Probabilistic Integration of Object Level Annotations in Chest X-ray Classification
This addresses the challenge of efficiently using scarce expert annotations in medical imaging for improved disease classification, though it is incremental as it builds on existing methods with a novel integration approach.
The paper tackles the problem of limited medical image annotations by proposing a probabilistic latent variable model for chest X-ray disease classification, which integrates global labels and object-level annotations through a two-stage optimization algorithm, resulting in consistent classification improvements across benchmark datasets like Chest X-ray14 and MIMIC-CXR.
Medical image datasets and their annotations are not growing as fast as their equivalents in the general domain. This makes translation from the newest, more data-intensive methods that have made a large impact on the vision field increasingly more difficult and less efficient. In this paper, we propose a new probabilistic latent variable model for disease classification in chest X-ray images.
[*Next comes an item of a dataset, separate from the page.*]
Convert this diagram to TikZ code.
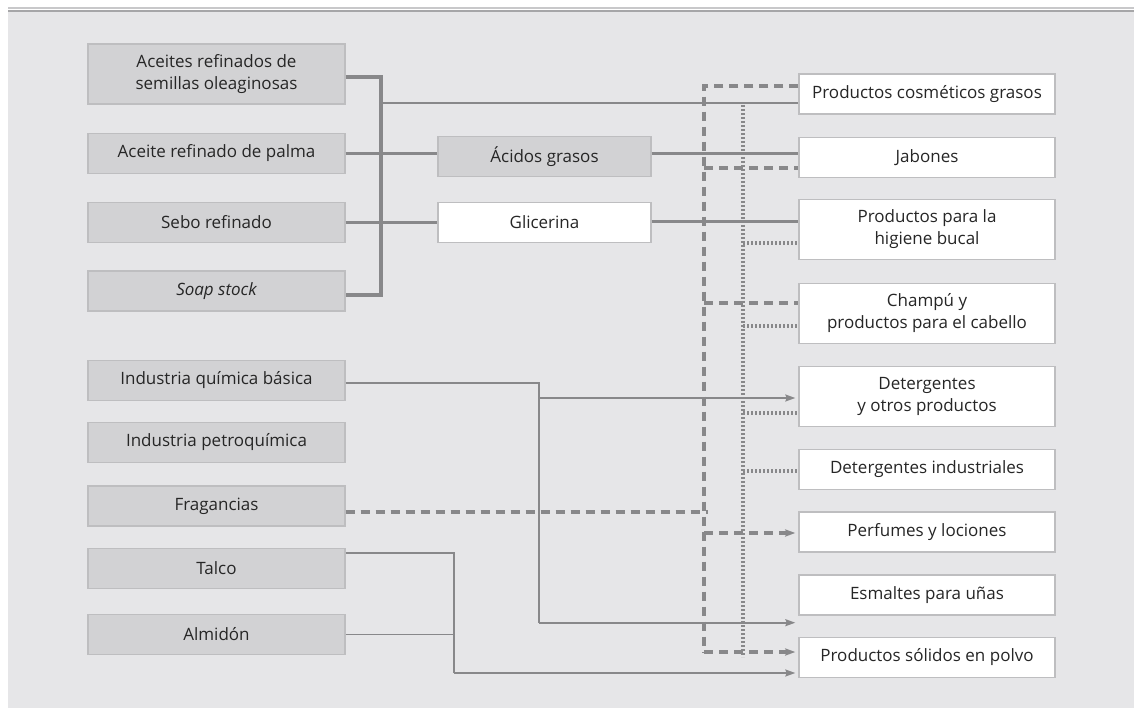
\documentclass[tikz,border=0pt]{standalone}
\usepackage{fontspec}
\setmainfont{Open Sans}
\usetikzlibrary{arrows.meta}
\definecolor{panel}{HTML}{E6E6E8}
\definecolor{boxgray}{HTML}{D2D2D4}
\definecolor{boxline}{HTML}{BEBEC0}
\definecolor{wire}{HTML}{88888A}
\definecolor{ink}{HTML}{262626}
\definecolor{rulelight}{HTML}{C8C8CA}
\definecolor{ruledark}{HTML}{A6A6A8}
\tikzset{
  base/.style={draw=boxline, line width=1.4pt, minimum width=257pt, minimum height=40pt,
    inner sep=0pt, align=center, text=ink, font=\fontsize{17}{22}\selectfont},
  srcbox/.style={base, fill=boxgray},
  midbox/.style={base, minimum width=213pt},
  dstbox/.style={base, fill=white, minimum width=256pt},
  twoline/.style={minimum height=60pt},
  heavy/.style={draw=wire, line width=3.6pt},
  feed/.style={draw=wire, line width=2.6pt},
  thin/.style={draw=wire, line width=1.8pt},
  dashline/.style={draw=wire, line width=3.2pt, dash pattern=on 9pt off 6pt},
  dotline/.style={draw=wire, line width=3.4pt, dash pattern=on 2.2pt off 1.8pt},
  tip/.style={-{Stealth[length=10pt,width=7pt,inset=1.5pt]}, shorten >=3pt},
}
\begin{document}
\begin{tikzpicture}[x=1pt,y=-1pt]
\useasboundingbox (0,0) rectangle (1134,708);
% panel and top rules
\fill[panel] (8,12.5) rectangle (1134,708);
\draw[rulelight, line width=1.5pt] (8,8) -- (1134,8);
\draw[ruledark, line width=2.4pt] (8,11) -- (1134,11);

% raw materials
\node[srcbox, twoline] (L1) at (216.5,74) {Aceites refinados de\\semillas oleaginosas};
\node[srcbox] (L2) at (216.5,153.5) {Aceite refinado de palma};
\node[srcbox] (L3) at (216.5,222.5) {Sebo refinado};
\node[srcbox] (L4) at (216.5,291) {\itshape Soap stock};
\node[srcbox] (L5) at (216.5,380.5) {Industria química básica};
\node[srcbox] (L6) at (216.5,442.5) {Industria petroquímica};
\node[srcbox] (L7) at (216.5,506) {Fragancias};
\node[srcbox] (L8) at (216.5,568.5) {Talco};
\node[srcbox] (L9) at (216.5,634.5) {Almidón};

% intermediates
\node[midbox, fill=boxgray] (Ac) at (544.5,156.5) {Ácidos grasos};
\node[midbox, fill=white] (Gl) at (544.5,222.5) {Glicerina};

% products
\node[dstbox] (R1) at (927,94) {Productos cosméticos grasos};
\node[dstbox] (R2) at (927,157.5) {Jabones};
\node[dstbox, twoline] (R3) at (927,229.5) {Productos para la\\higiene bucal};
\node[dstbox, twoline] (R4) at (927,313.5) {Champú y\\productos para el cabello};
\node[dstbox, twoline] (R5) at (927,396.5) {Detergentes\\y otros productos};
\node[dstbox] (R6) at (927,469.5) {Detergentes industriales};
\node[dstbox] (R7) at (927,532) {Perfumes y lociones};
\node[dstbox] (R8) at (927,595) {Esmaltes para uñas};
\node[dstbox] (R9) at (927,657.5) {Productos sólidos en polvo};

% junction points
\coordinate (busT) at (381,77);
\coordinate (busB) at (381,295);
\coordinate (dashT) at (704,86);
\coordinate (dashB) at (704,652);
\coordinate (dotT) at (743,105);
\coordinate (dotB) at (743,657);
\coordinate (chemX) at (539,383);
\coordinate (powX) at (454,553);

% fats and oils
\draw[heavy] ([yshift=-3pt]L1.east) -- (busT) -- (busB) -- ([yshift=-4pt]L4.east);
\draw[feed] (L2.east) -- (L2.east -| busT);
\draw[feed] (L3.east) -- (L3.east -| busT);
\draw[feed] ([yshift=-9pt]R1.west -| busT) -- ([yshift=-9pt]R1.west);
\draw[feed] (L2.east -| busT) -- (L2.east -| Ac.west);
\draw[feed] (L2.east -| Ac.east) -- (L2.east -| R2.west);
\draw[feed] (L3.east -| busT) -- (Gl.west);
\draw[feed] ([yshift=1pt]Gl.east) -- ([yshift=1pt]Gl.east -| R3.west);

% dashed distribution
\draw[dashline] (dashT -| R1.west) -- (dashT) -- (dashB);
\draw[dashline] ([yshift=-10.5pt]R2.west -| dashT) -- ([yshift=-10.5pt]R2.west);
\draw[dashline] ([yshift=10.5pt]R4.west -| dashT) -- ([yshift=10.5pt]R4.west);
\draw[dashline] ([yshift=-6pt]L7.east) -- ([yshift=-6pt,xshift=4pt]L7.east -| dashT);
\draw[dashline, tip] ([yshift=-1pt]R7.west -| dashT) -- ([yshift=-1pt]R7.west);
\draw[dashline, tip] (dashB) -- (dashB -| R9.west);

% dotted distribution
\draw[dotline] (dotT) -- (dotB);
\draw[dotline] ([yshift=-13.5pt]R3.west -| dotT) -- ([yshift=-13.5pt]R3.west);
\draw[dotline] ([yshift=-12.5pt]R4.west -| dotT) -- ([yshift=-12.5pt]R4.west);
\draw[dotline] ([yshift=-16.5pt]R5.west -| dotT) -- ([yshift=-16.5pt]R5.west);
\draw[dotline] ([yshift=-1.5pt]R6.west -| dotT) -- ([yshift=-1.5pt]R6.west);

% basic chemistry
\draw[thin] ([yshift=-2.5pt]L5.east) -- (chemX) -- ([yshift=-7pt]R8.south west -| chemX);
\draw[thin, tip] ([yshift=-7pt]R8.south west -| chemX) -- ([yshift=-7pt]R8.south west);
\draw[thin, tip] ([yshift=-1.5pt]R5.west -| chemX) -- ([yshift=-1.5pt]R5.west);

% talc and starch
\draw[thin] ([yshift=15.5pt]L8.east) -- (powX) -- ([yshift=-15.5pt]R9.west -| powX);
\draw[thin] (L9.east) -- (L9.east -| powX);
\draw[thin, tip] ([yshift=-15.5pt]R9.west -| powX) -- ([yshift=-15.5pt]R9.west);
\end{tikzpicture}
\end{document}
Specifically we consider chest X-ray datasets that contain global disease labels, and for a smaller subset contain object level expert annotations in the form of eye gaze patterns and disease bounding boxes. We propose a two-stage optimization algorithm which is able to handle these different label granularities through a single training pipeline in a two-stage manner. In our pipeline global dataset features are learned in the lower level layers of the model. The specific details and nuances in the fine-grained expert object-level annotations are learned in the final layers of the model using a knowledge distillation method inspired by conditional variational inference. Subsequently, model weights are frozen to guide this learning process and prevent overfitting on the smaller richly annotated data subsets. The proposed method yields consistent classification improvement across different backbones on the common benchmark datasets Chest X-ray14 and MIMIC-CXR. This shows how two-stage learning of labels from coarse to fine-grained, in particular with object level annotations, is an effective method for more optimal annotation usage.